After a couple of days of sublime snow conditions and ideal weather, major changes are now underway that will bring much warmer and wetter weather to the Wasatch.
A narrow filament of moisture, known as an atmospheric river, is being pulled from the subtropics and into California over the next couple of days, with the leftovers after passage over the Sierra Nevada and other western ranges penetrating into Utah. The evolution of this atmospheric river is well captured by the latest SSMI/AMSRE-derived total precipitable water imagery from the Space Science and Engineering Center at the University of Wisconsin-Madison.
In this loop, subtropical moisture is pulled northward just west of Hawaii where there is strong southerly and southeasterly flow between the subtropical high centered east of Hawaii and a subtropical low near the dateline (Long = -180).
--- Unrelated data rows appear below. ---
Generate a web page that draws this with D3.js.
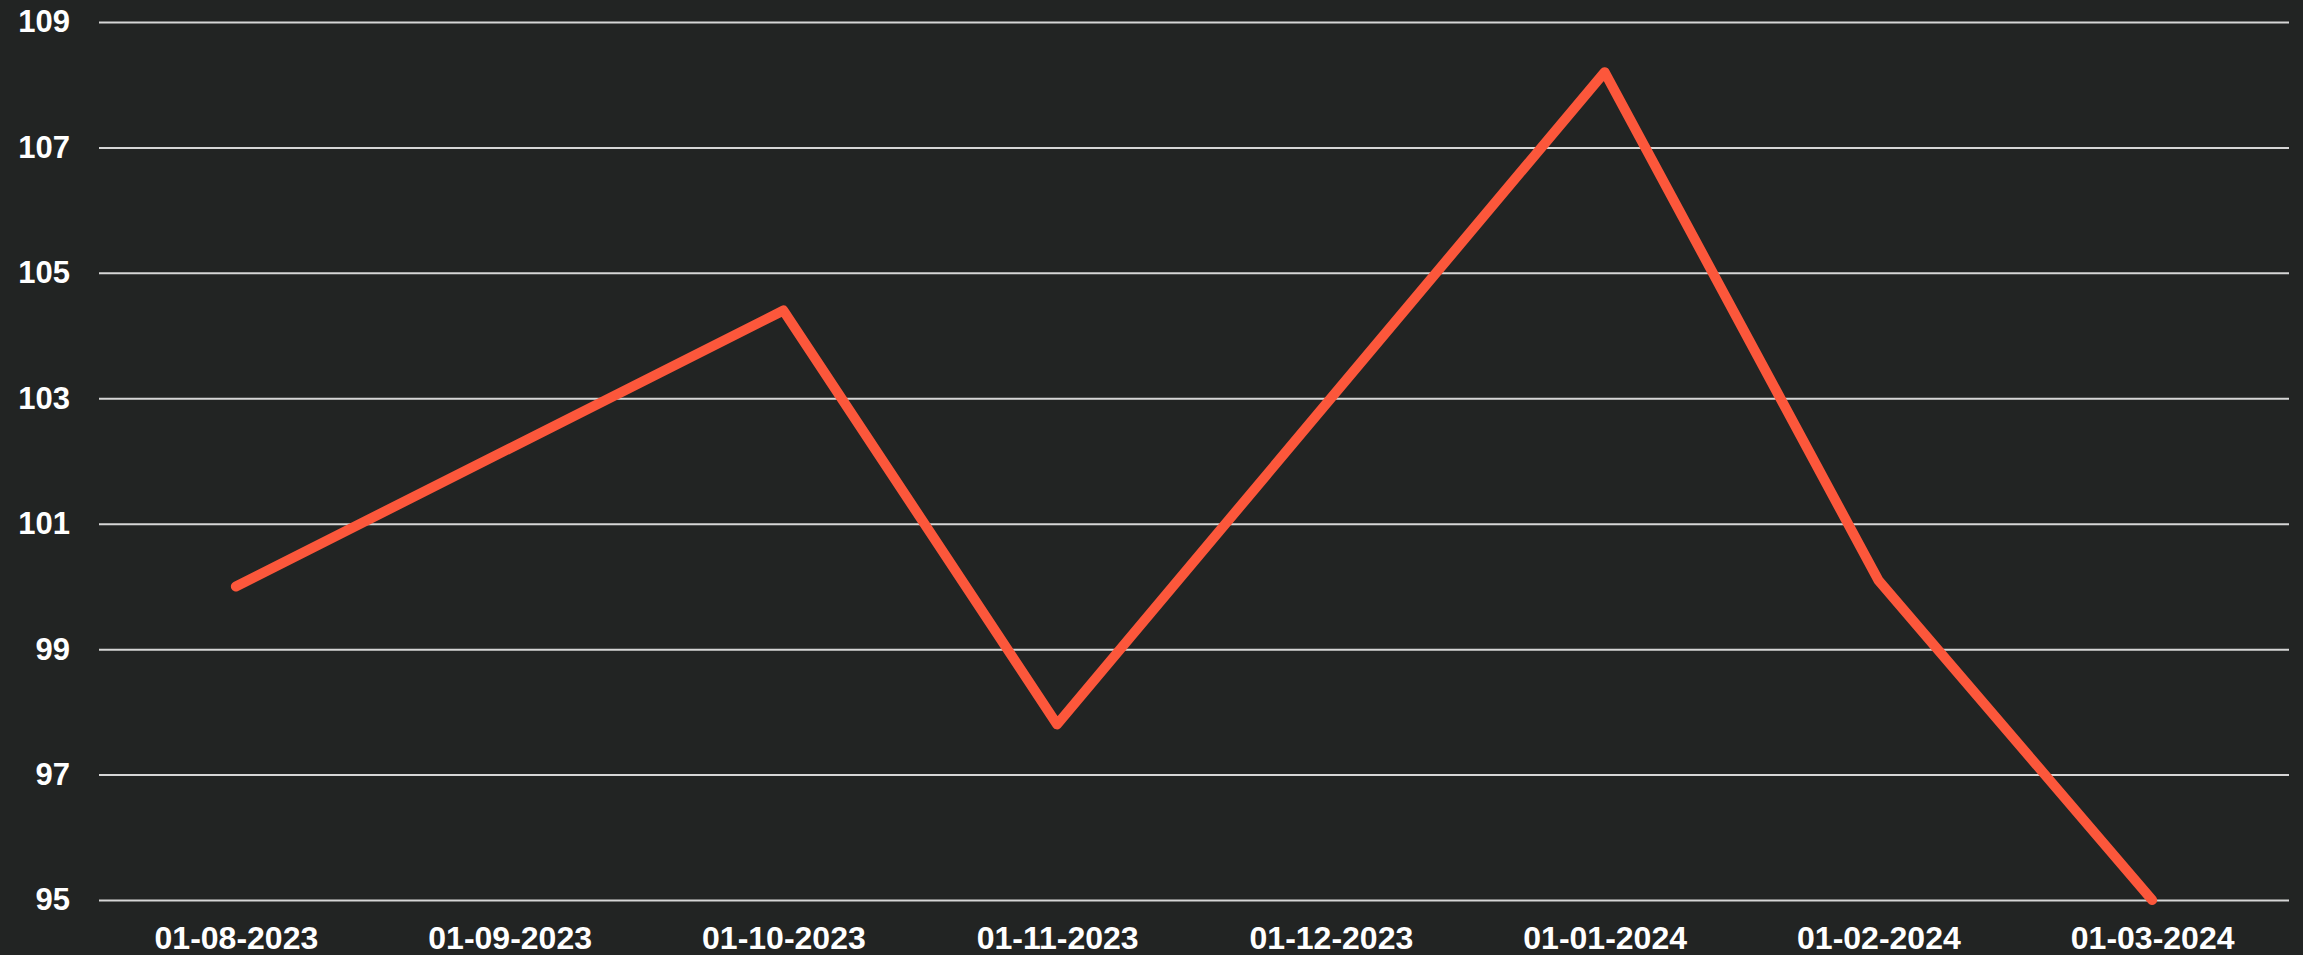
<!DOCTYPE html>
<html lang="en">
<head>
  <meta charset="UTF-8">
  <title>Index line chart</title>
  <script src="https://d3js.org/d3.v7.min.js"></script>
  <style>
    html, body {
      margin: 0;
      padding: 0;
      background-color: #222423;
    }
    svg {
      display: block;
    }
    .axis text {
      fill: #ffffff;
      font-family: "Liberation Sans", Arial, sans-serif;
      font-weight: bold;
      font-size: 31px;
    }
    .x-axis text {
      font-size: 32px;
    }
    .grid line {
      stroke: #d6d6d6;
      stroke-width: 2;
    }
  </style>
</head>
<body>
  <div id="chart"></div>

  <script>
    // data
    const dates = ["01-08-2023", "01-09-2023", "01-10-2023", "01-11-2023",
                   "01-12-2023", "01-01-2024", "01-02-2024", "01-03-2024"];
    const values = [100.0, 102.2, 104.4, 97.8, 103.0, 108.2, 100.1, 95.0];
    const yTicks = [95, 97, 99, 101, 103, 105, 107, 109];

    const width = 2303, height = 955;
    const plotLeft = 99, plotRight = 2289, plotTop = 22, plotBottom = 900;

    const svg = d3.select("#chart")
      .append("svg")
      .attr("width", width)
      .attr("height", height)
      .style("background", "#222423");

    const x = d3.scalePoint().domain(dates).range([plotLeft, plotRight]).padding(0.5);
    const y = d3.scaleLinear().domain([95, 109]).range([plotBottom, plotTop]);

    // y axis + horizontal grid
    const yAxis = svg.append("g")
      .attr("class", "axis grid")
      .attr("transform", `translate(${plotLeft},0)`)
      .call(d3.axisLeft(y).tickValues(yTicks).tickSizeInner(-(plotRight - plotLeft)).tickSizeOuter(0).tickPadding(29).tickFormat(d3.format("d")));
    yAxis.select(".domain").remove();

    // x axis labels
    const xAxis = svg.append("g")
      .attr("class", "axis x-axis")
      .attr("transform", `translate(0,${plotBottom})`)
      .call(d3.axisBottom(x).tickSize(0).tickPadding(26));
    xAxis.select(".domain").remove();

    const line = d3.line()
      .x((d, i) => x(dates[i]))
      .y(d => y(d));

    svg.append("path")
      .datum(values)
      .attr("fill", "none")
      .attr("stroke", "#fc573b")
      .attr("stroke-width", 10)
      .attr("stroke-linejoin", "round")
      .attr("stroke-linecap", "round")
      .attr("d", line);
  </script>
</body>
</html>
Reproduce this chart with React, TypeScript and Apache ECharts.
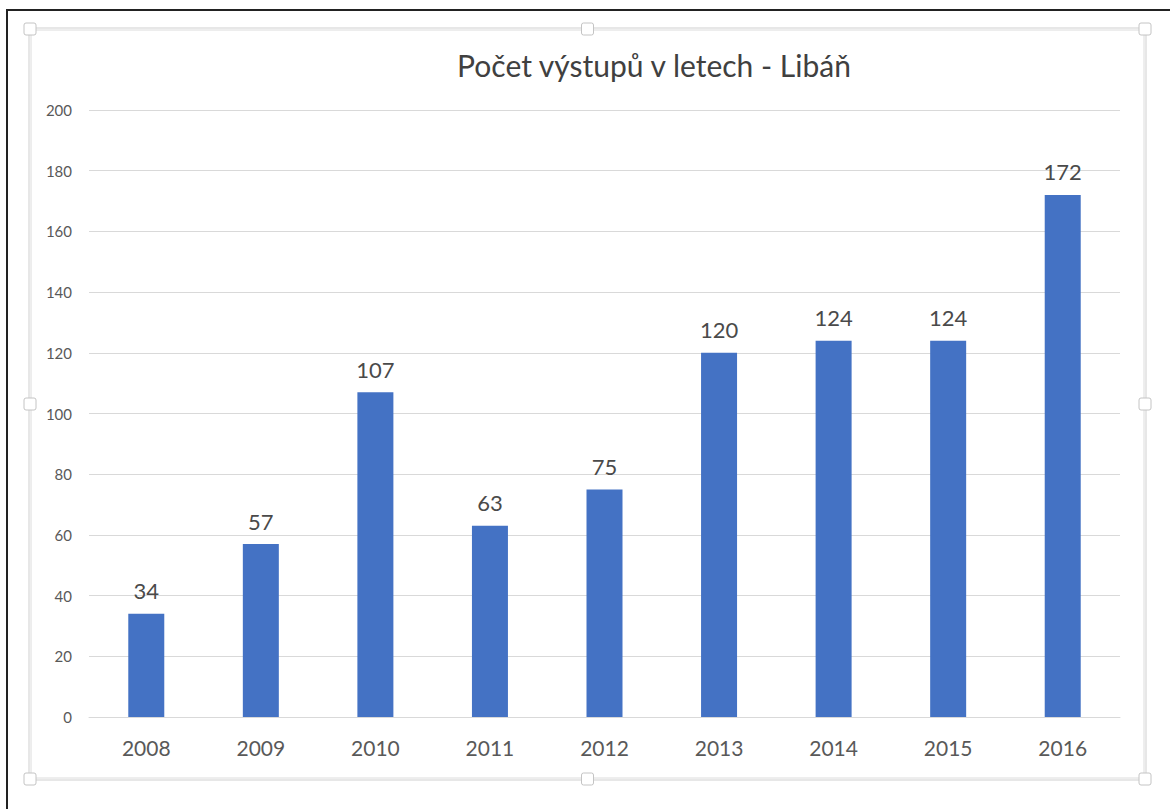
import React, { useEffect, useRef } from "react";
import * as echarts from "echarts";

const categories = ["2008", "2009", "2010", "2011", "2012", "2013", "2014", "2015", "2016"];
const values = [34, 57, 107, 63, 75, 120, 124, 124, 172];
const titleText = "Počet výstupů v letech - Libáň";

const FONT = "Lato, 'Open Sans', sans-serif";

function handle(cx: number, cy: number) {
  return {
    type: "rect",
    shape: { x: cx - 6, y: cy - 6, width: 12, height: 12, r: 2 },
    style: { fill: "#ffffff", stroke: "#c4c4c4", lineWidth: 1 },
    z: 10,
  };
}

export default function App() {
  const ref = useRef<HTMLDivElement>(null);
  useEffect(() => {
    const chart = echarts.init(ref.current!, undefined, { renderer: "svg" });
    const L = 30, T = 29, R = 1145, B = 779;
    const mx = (L + R) / 2, my = (T + B) / 2;
    chart.setOption({
      animation: false,
      backgroundColor: "#ffffff",
      title: {
        text: titleText,
        left: 649,
        top: 45,
        textAlign: "center",
        textStyle: { fontFamily: FONT, fontSize: 30, fontWeight: "normal", color: "#404040" },
      },
      grid: { left: 89, right: 50, top: 110, bottom: 92, containLabel: false },
      xAxis: {
        type: "category",
        data: categories,
        axisLine: { lineStyle: { color: "#d9d9d9", width: 1 } },
        axisTick: { show: false },
        axisLabel: { fontFamily: FONT, fontSize: 21, color: "#595959", margin: 20 },
      },
      yAxis: {
        type: "value",
        min: 0,
        max: 200,
        interval: 20,
        axisLine: { show: false },
        axisTick: { show: false },
        splitLine: { lineStyle: { color: "#d9d9d9", width: 1 } },
        axisLabel: { fontFamily: FONT, fontSize: 15, color: "#595959", margin: 17 },
      },
      series: [
        {
          type: "bar",
          data: values,
          barWidth: 36,
          itemStyle: { color: "#4472C4" },
          label: {
            show: true,
            position: "top",
            distance: 12,
            fontFamily: FONT,
            fontSize: 22,
            color: "#4a4a4a",
          },
        },
      ],
      graphic: [
        { type: "line", shape: { x1: 7, y1: 10, x2: 7, y2: 809 }, style: { stroke: "#222", lineWidth: 2 } },
        { type: "line", shape: { x1: 6, y1: 10, x2: 1170, y2: 10 }, style: { stroke: "#222", lineWidth: 2 } },
        { type: "rect", shape: { x: L - 1, y: T - 1, width: R - L + 2, height: B - T + 2 }, style: { fill: "none", stroke: "#cfcfcf", lineWidth: 1 } },
        { type: "rect", shape: { x: L + 1, y: T + 1, width: R - L - 2, height: B - T - 2 }, style: { fill: "none", stroke: "#dcdcdc", lineWidth: 1 } },
        handle(L, T), handle(mx, T), handle(R, T),
        handle(L, my), handle(R, my),
        handle(L, B), handle(mx, B), handle(R, B),
      ],
    });
    return () => chart.dispose();
  }, []);
  return (
    <div
      ref={ref}
      style={{ position: "fixed", left: 0, top: 0, width: 1170, height: 809 }}
    />
  );
}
This moisture curves anticyclonically (clockwise) around the subtropical high and then spreads eastward toward California as the westerly flow is enhanced by the digging cyclone over the North Pacific.
A lot of large-scale weather features are coming together to bring you this weekend's weather. For example, without the extraction of moisture from the tropics west of Hawaii, the atmospheric river would likely be much less potent. It does pay to examine the entire Pacific Basin when forecasting for Utah.
Update 1:35 PM Dec 17
The subtropical low west of Hawaii is an example of a Kona Low. See Simpson (1952), Morrison and Businger (2001), and Otkin and Martin (2004).